Trebisacce-12/12/2014:Le anfore ritrovate alla Chiusa di Trebisacce e la vasca della Metro C di Roma.

Ricostruzione salina ai Giardini di Trebisacce (da Locatelli)Anfore nel bacino idrico ritrovato durante i lavori della Metro C di Roma

Le anfore ritrovate alla Chiusa di Trebisacce e la vasca della Metro C di Roma.

Le anfore allineate, ritrovate a suo tempo in località Chiusa di Trebisacce, furono definite dalla Soprintendenza: “manufatti depositati in un magazzino”.
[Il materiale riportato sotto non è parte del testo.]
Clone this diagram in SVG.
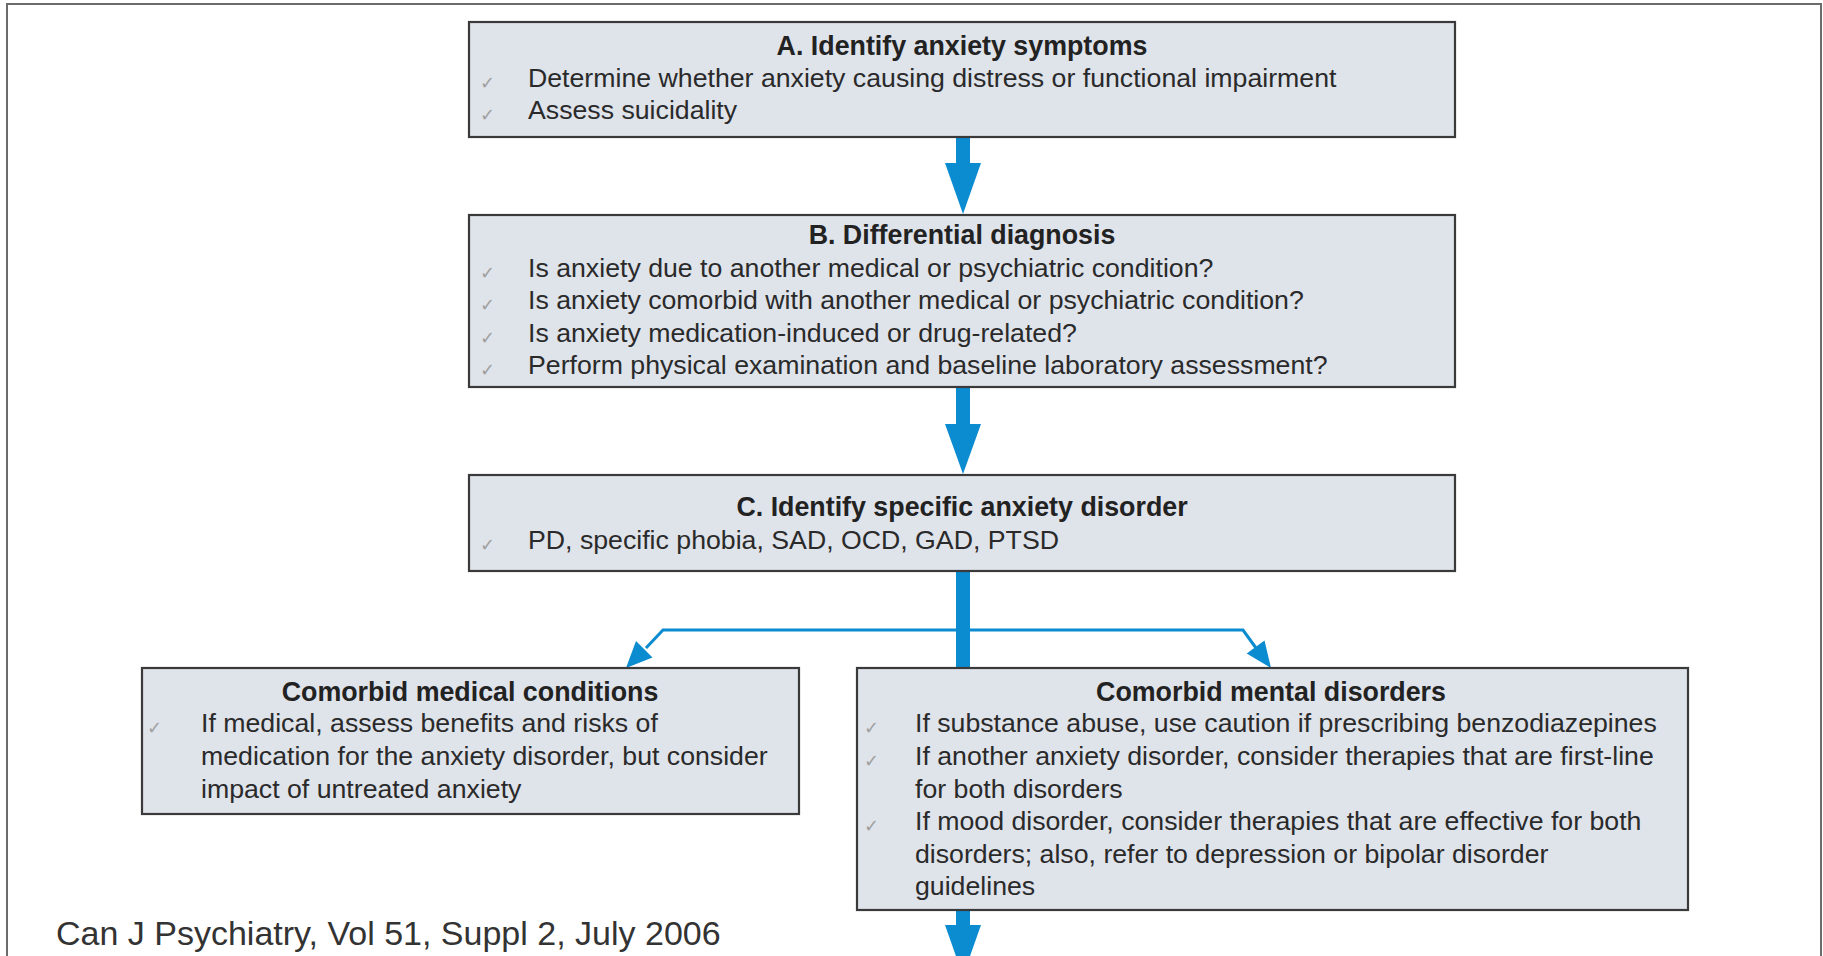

L’architetto Maurizio Silenzi Viselli, in una conferenza tenuta nella Sala Consiliare di  Trebisacce (pubblicata a cura della stessa Pro Loco: “Trebisacce svelata”), sostenne invece trattarsi, non di un magazzino, ma di un impianto di servizio alla chiusa idraulica del canale per l’alimentazione della salina ricavata nella zona degli attuali Giardini (vedi immagine 1: Ricostruzione, modificata da un dipinto del Locatelli, della salina di Trebisacce, con edificio per gli addetti e sistema di peschiera sulla prima vasca verso mare, con palificazione a zig-zag, analoga a quelle in uso in Puglia. Sullo sfondo il Golfo di Corigliano e la piana di Sibari). Spiegò anche che le anfore servivano proprio, sia a movimentare, chiudendo od aprendo i canali, l’acqua marina durante gli afflussi di alta marea, sia a creare dighe rettilinee. Esse infatti, grazie alla loro leggerezza, erano facilmente spostabili per le varie utilizzazioni.

Un saccente archeologo, di cui non ricordiamo il nome, si disse sorpreso ed incredulo di un tale uso, ribadendo, col sopracciglio alzato, l’ipotesi di un magazzino (assurdamente posto sulla battigia, che in quel tempo correva sulla linea dell’attuale vecchia 106. N.d.R.).

Molto bene, allora, è emerso in questi giorni a Roma, durante i lavori della stazione della Metro C a San Giovanni, il più grande bacino idrico mai rinvenuto al centro della città. La sua funzione era proprio quella di intercettare l’acqua di un corso d’acqua (Aqua Cabra) per alimentare la grande vasca (35×70 metri) utilizzata per l’irrigazione di un frutteto.

Sono emerse dagli scavi delle anfore allineate, ed altre sparse, che, guarda caso, servivano proprio, sia a regolare la movimentazione dell’acqua nei canali, sia a creare dighe rettilinee (come è facilmente visibile nell’immagine 2: le anfore allineate e, in alto verso destra, il loro utilizzo per bloccare il flusso nei canali). Guarda alle volte il caso. Evidentemente i Romani, sia della vasca, sia della Chiusa di Trebisacce, non informati delle ferme e competenti convinzioni dell’archeologo, le hanno invece utilizzate secondo il parere dell’architetto.

Naturalmente, la Soprintendenza, ben convinta, giustamente, che si trattava di un semplice magazzinetto, e non dell’elemento di un impianto dell’importanza definita nella conferenza, ha abbandonato il tutto alle sterpaglie.

Non solo, ma è di questi giorni la perentoria affermazione che il progetto del 3° megalotto Anas Roseto – Sibari “non procurerà danni archeologici”. Bene, visto che sono stati avvisati, sapremo a chi addossare la responsabilità quando, durante gli scavi per la superstrada, dovessero emergere nella piana di Sibari, le vestigia della città arcaica.

Non a caso, invece, l’architetto Maurizio Silenzi Viselli, nel Prologo della pubblicazione “Sibari, questa sconosciuta”, ha riportato un brano di Aulo Gellio nelle sue Noctes Atticae: “Un vecchio poeta, di cui non ricordo il nome, affermò che la verità è figlia del tempo“.